Signed Aaron Harang to a minor-league deal. [9/1]
First Daisuke Matsuzaka and now Aaron Harang—does Sandy Alderson think it's 2008? You'll see that joke used a lot in the coming days, if and when Harang reaches the majors. Obligatory guffawing about the Mets being the Mets aside, this is a sensible signing. Alderson knows what year it is, and knows downtrodden veterans will sign for peanuts, eat innings for a month, and then go away in search of their next start. It doesn't make for entertaining baseball—at least, not for Mets fans who value winning ballgames—but, from a big-picture perspective, it beats rushing kids to the majors to win an extra game or two in a lost season.
Re-signed OF-L Will Venable to a two-year extension worth $8.5 million. [9/3]
Nowadays, extensions often include club options designed to increase team control and reduce costs, shepherding analysts to introduce risk and reward as though they were strangers. Thankfully, Josh Byrnes spared us the bore.
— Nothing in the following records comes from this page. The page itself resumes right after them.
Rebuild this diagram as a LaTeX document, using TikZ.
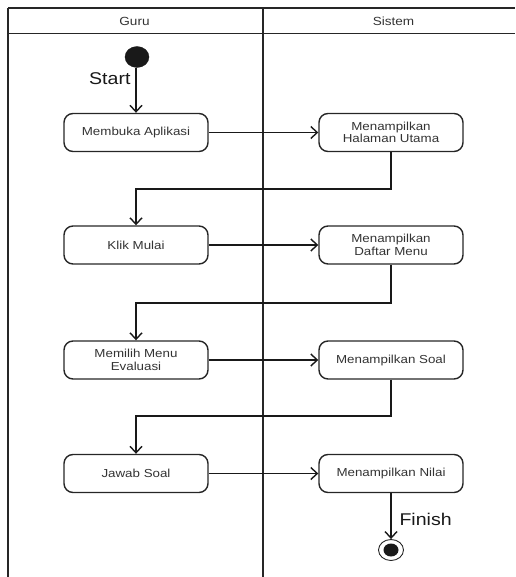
\documentclass[tikz,border=0pt]{standalone}
\usepackage{fontspec}
\setmainfont[FakeStretch=1.15]{Liberation Sans}
\usetikzlibrary{arrows.meta,shapes.geometric,calc}
\tikzset{
  act/.style={draw=black!85, line width=1.4pt, rounded corners=9pt, minimum width=144pt, minimum height=38pt, align=center, inner sep=1pt, font=\fontsize{11.6}{12.5}\selectfont, text=black!80},
  lane/.style={draw=black!85, line width=1.6pt},
  arr/.style={draw=black!90, line width=1.4pt, -{Straight Barb[length=6.5pt,width=12pt,line width=1.4pt]}},
  big/.style={font=\fontsize{17}{18}\selectfont, text=black!90},
  head/.style={font=\fontsize{11.8}{13}\selectfont, text=black!80}
}
\begin{document}
\begin{tikzpicture}[x=1pt,y=-1pt]
\useasboundingbox (0,0) rectangle (515,577);
% swimlanes
\draw[lane] (8,8) -- (515,8);
\draw[lane] (8,33.5) -- (515,33.5);
\draw[lane] (8,8) -- (8,577);
\draw[lane] (263,8) -- (263,577);
\node[head] (hguru) at (134.5,21) {Guru};
\node[head] (hsis) at (393.5,21) {Sistem};
% start
\node[ellipse, fill=black!90, draw=black!90, minimum width=24pt, minimum height=21pt, inner sep=0pt] (start) at (137,57) {};
\node[big, anchor=base east] (lstart) at (134,85) {Start};
% activities
\node[act] (b1) at (136,132.5) {Membuka Aplikasi};
\node[act] (b2) at (391,132.5) {Menampilkan\\Halaman Utama};
\node[act] (b3) at (136,245) {Klik Mulai};
\node[act] (b4) at (391,245) {Menampilkan\\Daftar Menu};
\node[act] (b5) at (136,360) {Memilih Menu\\Evaluasi};
\node[act] (b6) at (391,360) {Menampilkan Soal};
\node[act] (b7) at (136,473.5) {Jawab Soal};
\node[act] (b8) at (391,473.5) {Menampilkan Nilai};
% end
\node[ellipse, draw=black!85, line width=0.9pt, minimum width=25pt, minimum height=21pt, inner sep=0pt] (fin) at (391,550) {};
\node[ellipse, fill=black!90, minimum width=15pt, minimum height=13pt, inner sep=0pt] (fininner) at (391,550) {};
\node[big, anchor=base west] (lfin) at (396,525) {Finish};
% connectors
\coordinate (h1) at (136,189);
\coordinate (h2) at (136,303);
\coordinate (h3) at (136,416);
\draw[arr] (start.south -| b1.north) -- (b1.north);
\draw[arr] (b1.east) -- (b2.west);
\draw[arr] (b2.south) |- (h1) -- (b3.north);
\draw[arr] (b3.east) -- (b4.west);
\draw[arr] (b4.south) |- (h2) -- (b5.north);
\draw[arr] (b5.east) -- (b6.west);
\draw[arr] (b6.south) |- (h3) -- (b7.north);
\draw[arr] (b7.east) -- (b8.west);
\draw[arr] (b8.south) -- (fin.north);
\end{tikzpicture}
\end{document}
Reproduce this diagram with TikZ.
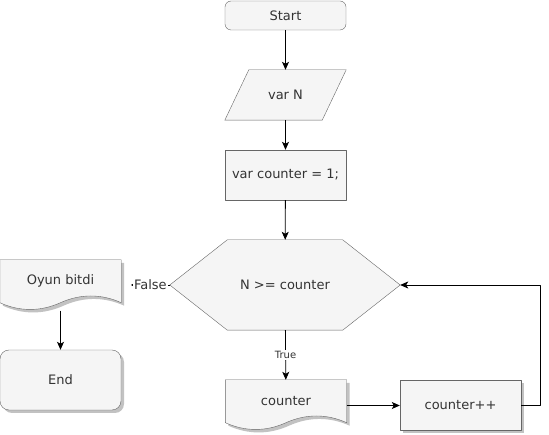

His agreement with Venable is as straightforward as these deals get—cost certainty for income certainty—and continues his effort to keep veterans in town, which began last season when he re-signed Carlos Quentin, Huston Street, and Chris Denorfia. Some might quibble with Byrnes' vision for the Padres, but few will question his part in this deal.
If someone is interrogated about this extension, then it will be Venable. He is, after all, enjoying a breakout season—complete with career-best power numbers that obscure a career-worst walk rate. Why surrender future earning potential now? Perhaps because Venable, who attended Princeton, understands the fickleness of the game and the market. Thirty and still seeking his first career 500-plate-appearance season, Venable has not shown a consistent appetite for left-handed pitching. He is a valuable piece, albeit one closer to good than great, and he may have sold himself short. But then, have you met my friends, risk and reward?